Friday, January 4, 2013

Android: running native code on multiple CPU cores

Recently I've been trying to speed up some C++ code running on my dual-core Android device. The problem was that two threads that I used were not necessarily running on two cores in parallel (some insight here). I'm going to briefly describe my situation and how I managed to fix the problem.

My device is Ainol Aurora II tablet. I don't know if methods described here will work with yours. It probably depends on CPU model and/or OS version. Maybe you won't even have such problems in the first place.

Problem

Application is realtime and needs high, consistent framerate, so I need predictable threads behaviour. If for 90% of the time app runs faster thanks to multithreading, but for remaining 10% entire computation is squeezed into one core and framerate drops by one third, then this kind of multithreading is useless for me.

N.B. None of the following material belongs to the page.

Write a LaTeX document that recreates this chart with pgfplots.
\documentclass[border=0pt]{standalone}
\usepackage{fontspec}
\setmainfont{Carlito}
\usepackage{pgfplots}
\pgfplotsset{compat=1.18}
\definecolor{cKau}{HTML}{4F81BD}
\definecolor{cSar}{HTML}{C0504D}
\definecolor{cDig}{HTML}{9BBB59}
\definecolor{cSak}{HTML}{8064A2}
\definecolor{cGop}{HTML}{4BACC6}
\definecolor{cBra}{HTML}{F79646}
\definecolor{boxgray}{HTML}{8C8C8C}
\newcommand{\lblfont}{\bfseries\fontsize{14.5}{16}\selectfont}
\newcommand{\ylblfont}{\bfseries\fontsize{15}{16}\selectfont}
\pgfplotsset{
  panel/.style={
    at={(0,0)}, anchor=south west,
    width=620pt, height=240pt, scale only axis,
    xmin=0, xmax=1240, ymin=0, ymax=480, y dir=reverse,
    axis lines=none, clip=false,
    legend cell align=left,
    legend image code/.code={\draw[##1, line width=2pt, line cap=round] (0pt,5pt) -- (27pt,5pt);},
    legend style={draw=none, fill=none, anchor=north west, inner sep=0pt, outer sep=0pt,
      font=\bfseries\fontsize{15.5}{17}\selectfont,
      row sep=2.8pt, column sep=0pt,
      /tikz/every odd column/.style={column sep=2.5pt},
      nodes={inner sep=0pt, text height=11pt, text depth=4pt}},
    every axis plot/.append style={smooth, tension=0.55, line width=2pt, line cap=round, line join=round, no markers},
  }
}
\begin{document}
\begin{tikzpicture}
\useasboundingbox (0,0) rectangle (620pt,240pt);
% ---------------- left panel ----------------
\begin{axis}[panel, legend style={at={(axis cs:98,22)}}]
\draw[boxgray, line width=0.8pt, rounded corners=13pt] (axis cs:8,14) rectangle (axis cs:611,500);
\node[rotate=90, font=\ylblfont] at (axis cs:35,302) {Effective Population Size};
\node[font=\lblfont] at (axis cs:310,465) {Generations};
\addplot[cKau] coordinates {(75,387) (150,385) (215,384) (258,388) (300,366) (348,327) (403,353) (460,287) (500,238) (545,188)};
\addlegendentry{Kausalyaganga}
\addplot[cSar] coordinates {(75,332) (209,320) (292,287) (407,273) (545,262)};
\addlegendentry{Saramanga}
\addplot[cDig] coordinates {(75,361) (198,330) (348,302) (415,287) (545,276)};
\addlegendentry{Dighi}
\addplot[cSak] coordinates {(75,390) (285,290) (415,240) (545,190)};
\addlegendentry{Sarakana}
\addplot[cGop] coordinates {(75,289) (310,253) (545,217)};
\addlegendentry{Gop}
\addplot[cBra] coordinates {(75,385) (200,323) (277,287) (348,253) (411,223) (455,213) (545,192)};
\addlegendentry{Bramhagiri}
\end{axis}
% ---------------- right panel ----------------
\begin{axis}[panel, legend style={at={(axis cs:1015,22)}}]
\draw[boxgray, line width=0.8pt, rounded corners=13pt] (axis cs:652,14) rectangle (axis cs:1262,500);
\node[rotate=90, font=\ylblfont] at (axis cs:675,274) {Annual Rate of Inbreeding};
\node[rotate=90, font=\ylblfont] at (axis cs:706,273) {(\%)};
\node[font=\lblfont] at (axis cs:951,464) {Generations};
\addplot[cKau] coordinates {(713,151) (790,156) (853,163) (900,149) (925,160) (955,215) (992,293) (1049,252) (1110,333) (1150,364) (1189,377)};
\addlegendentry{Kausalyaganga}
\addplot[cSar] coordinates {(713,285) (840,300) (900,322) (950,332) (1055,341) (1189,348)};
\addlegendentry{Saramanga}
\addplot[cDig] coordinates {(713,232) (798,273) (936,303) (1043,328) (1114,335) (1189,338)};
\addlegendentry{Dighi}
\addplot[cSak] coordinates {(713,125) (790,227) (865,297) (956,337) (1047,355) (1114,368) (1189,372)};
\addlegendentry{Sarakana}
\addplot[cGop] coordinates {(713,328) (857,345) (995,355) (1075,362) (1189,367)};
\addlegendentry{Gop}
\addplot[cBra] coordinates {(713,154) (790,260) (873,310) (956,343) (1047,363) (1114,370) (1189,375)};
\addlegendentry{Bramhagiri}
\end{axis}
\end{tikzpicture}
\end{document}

One thread is the default thread that is called through JNI from onDrawFrame method. Other threads (in case of my dual-core device only one, but possibly more) are spawned as worker threads when application is brought to foreground. Such thread spends part of it's time waiting on a condition variable (I'll write CV from now on) for signals from main thread. Signal tells it that it should start working. When finished, it signals back through another CV that work is completed and starts waiting for another piece of work.

When work pieces are reasonably big (taking 5-10 milliseconds), two threads seem to run on separate cores for most of the time. Not ALL time (every few seconds there is an increase in frame processing time indicating that one core is idle and another is overloaded), but it might be acceptable.

In general, it seems that when thread spends significant (~50%) part of it's time on a CV and doesn't do huge chunks of work, but rather multiple small chunks separated by waiting on a CV, scheduler doesn't bother assigning it to separate core for all (or at least most of) the time.

Unfortunately, work pieces that I have happen to be small - more like half of a millisecond. The most important part of processing is iterative algorithm and after each iteration all threads need to be synchronized (wait for each other). When they wait using CVs, problem described above happens.

Solution 1 - busy waiting

First solution that seems to work most of the time is very simple. Instead of waiting on condition variables between subsequent chunks of work, I made threads do the following:

while(true)
{
 pthread_mutex_lock(&t.MutexSignal);
 if(t.WorkToDo)
  break;
 pthread_mutex_unlock(&t.MutexSignal);
}

(I'm not sure locks are necessary here, but if I wanted to avoid them I would probably need to dive deep into CPU memory models to make sure everything is ordered properly.)
I think it's usually advised to use CVs for this kind of stuff, but well... now it works. I'm very lame in concurrency and so rather hesitant to draw conclusions, but it seems like in this case thread is perceived by the scheduler as working all the time (opposite to situation when thread waits on CV for another piece of work), so it considers it appropriate to assign it separate core.

Solution 2 - thread affinity

OK, but busy-waiting is not always that good I suppose. Additionaly, this solution may not be very general. Another solution is to assign threads to separate cores manually. Given that apparently sched_setaffinity() is still not working correctly on Android, I successfully used code given in this stackoverflow topic to set thread affinities.

Seems like fast and easy solution, but there is a tricky part here. Initially, I only called this code when threads were spawned. It did not work out very well and I was close to dumping this idea, but after closer examination I noticed that it was slightly better than before (second core was used a little more often).
I then modified affinity setting code to run EVERY FRAME. Apparently it's important, because from then on both cores started to be used consistently all the time.

Update

I'm working on a new application and it turns out setting thread affinity doesn't always work. I got my hands on Nexus 7 with quad-core CPU. Two of the four cores are powered off most of the time and the syscall that is supposed to set the affinity returns with an error claiming that there are only two cores available! (Well it doesn't say exactly that, but you can infer that from the error code and the circumstances.) I have a procedure that takes ~17ms (so most of the frame time) and even though the execution is split between four threads with their affinities updated every frame, only two cores are actually used (I test it with Usemon). This still gives a nice speedup: ~9ms.

Using busy waiting as described above powers up all of the cores and the execution time drops down to ~5ms. Not the perfect solution, since all cores' usage is now 100%.

I am going to multithread a couple more functions and see if running more code in four threads will convince the scheduler to give the app more power. My last app uses the affinity setting solution and it runs on four Nexus cores very well, probably because things are executed on multiple threads basically all the time (which also results in almost 100% CPU usage, but at least it's time well spent :) ).

Otherwise, I might just make the app user choose in runtime whether he wants to use all available cores or save the battery.